The definition of species specific clinical programs: This must be accomplished for both graduate student and resident education in production medicine. Our food animal health maintenance deliverers must be equipped to cope with industry direction. We are concerned about lack of utilization of veterinarians in very large swine units. This should not be a surprise to us. The model was established in the poultry industry; large dairy units use veterinary services on a limited, if any, basis but in both industries this pattern is changing and we must work to accelerate that reduction. Additionally, there will be increasing emphasis on preharvest food safety, animal welfare and environment/animal interactions; these shifts must be accommodated educationally.


My vision (cloudy as it may be) is that, in the future, residency education may shift to promote more of a private sector- public sector educational process, e.g., joint programs. We must be aware that we in academia do not have proprietary rights on clinical specialties. There is the argument that residency education will shift to specialty practices. My guess is that private practice will not have the time to mentor residents as they probably need to be mentored. We will continue to be significantly involved in residency education, but I also think we must recognize that we are producing specialists who are likely to be in direct competition for cases, thus influencing our referral posture and our capability of producing clinical specialists. Clear across the country our clinical programs are superb from a technical point of view. However, I also feel we may be increasing in an arrogance that doesn't allow the recognition of the value of our constituencies nor the essentiality of the routine. We can not forget our foundations.

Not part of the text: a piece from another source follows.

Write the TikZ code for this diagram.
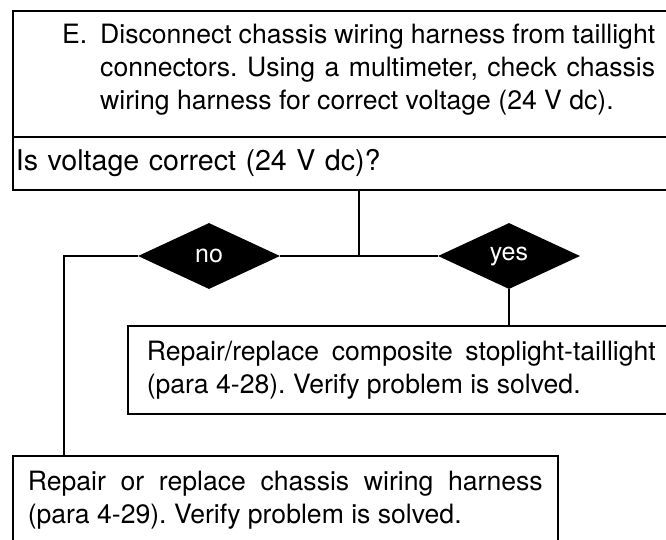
\documentclass[tikz,border=0pt]{standalone}
\usepackage{fontspec}
\setmainfont{TeX Gyre Heros}
\usetikzlibrary{shapes.geometric}
\frenchspacing
\begin{document}
\begin{tikzpicture}[x=1pt,y=-1pt,
  box/.style={draw,line width=1.6pt,anchor=north west,align=justify,
    font=\fontsize{26.6}{33}\selectfont\frenchspacing,inner ysep=0pt},
  plain/.style={anchor=north west,align=justify,inner sep=0pt,
    font=\fontsize{26.6}{33}\selectfont\frenchspacing},
  dec/.style={diamond,fill=black,text=white,minimum width=142pt,
    minimum height=66pt,inner sep=0pt,font=\fontsize{25}{28}\selectfont},
  conn/.style={line width=1.5pt}]
\useasboundingbox (0,0) rectangle (666,539);
\clip (0,0) rectangle (666,539);
\node[box,minimum width=720pt,minimum height=126pt] (top) at (12,10) {};
\node[plain,text width=555pt] (toptext) at (100,24)
  {\leavevmode\llap{\makebox[38pt][l]{E.}}Disconnect chassis wiring harness from taillight\linebreak
   connectors. Using a multimeter, check chassis\linebreak
   wiring harness for correct voltage (24 V dc).};
\node[box,text width=650pt,inner xsep=3pt,minimum height=53pt,align=left,
  font=\fontsize{28.6}{33}\selectfont] (q) at (12,136)
  {Is voltage correct (24 V dc)?};
\node[dec] (no) at (209,256) {no};
\node[dec] (yes) at (509,256) {yes};
\coordinate (j) at (359,256);
\coordinate (nl) at (64,256);
\node[box,text width=509pt,inner xsep=19pt,minimum height=88pt] (yesbox) at (127,325)
  {Repair/replace composite stoplight-taillight\linebreak
   (para 4-28). Verify problem is solved.};
\node[box,text width=515pt,inner xsep=15pt,minimum height=89pt] (nobox) at (12,455)
  {Repair or replace chassis wiring harness\linebreak
   (para 4-29). Verify problem is solved.};
\draw[conn] (j |- q.south) -- (j);
\draw[conn] (no.east) -- (yes.west);
\draw[conn] (no.west) -- (nl) -- (nl |- nobox.north);
\draw[conn] (yes.south) -- (yes.south |- yesbox.north);
\end{tikzpicture}
\end{document}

I believe that all of us--our specialists who are on faculties, our administrators, some of whom are specialists--must come together to be more aware of, and to attempt to accommodate, the rising costs of specialty education. In addition, through such avenues as release time of faculty, travel funds for faculty and residents, and through the underwriting of programs for residents that are determined by a specialty college, we are really providing an infrastructure for the specialty colleges. We in academia thus have a sizeable financial burden that may not be able to be sustained in the future if the trend toward diminishing resources continues.

I would hope that we can work within clinical departments to develop the "laboratory" concept; directed by the clinician- scientist but incorporating nonclinician discipline-oriented scientists who function within the "laboratory." This amalgamation of personnel could serve as a rich resource for postgraduate education (some of which may not be degree oriented) and clinical research and possibly enhanced funding. It strikes me that the market for very specialized, tailor- made courses or certificate programs much like those that are held at Michigan State University, The Pennsylvania State University, University of Nebraska, University of Guelph, and University of Illinois will tend to increase in the future. There is conceivably a large body of clinicians who want a fairly precise educational focus in a specialty or subspecialty to acquire specific competencies and confidence in that respective area. I believe we must be sufficiently flexible to permit that development within a clinical department while at the same time maintaining degree- based programs.

Within our clinical educational process, we need to plan wisely for flexibility of a variety of programs, but not for absolutes of direction.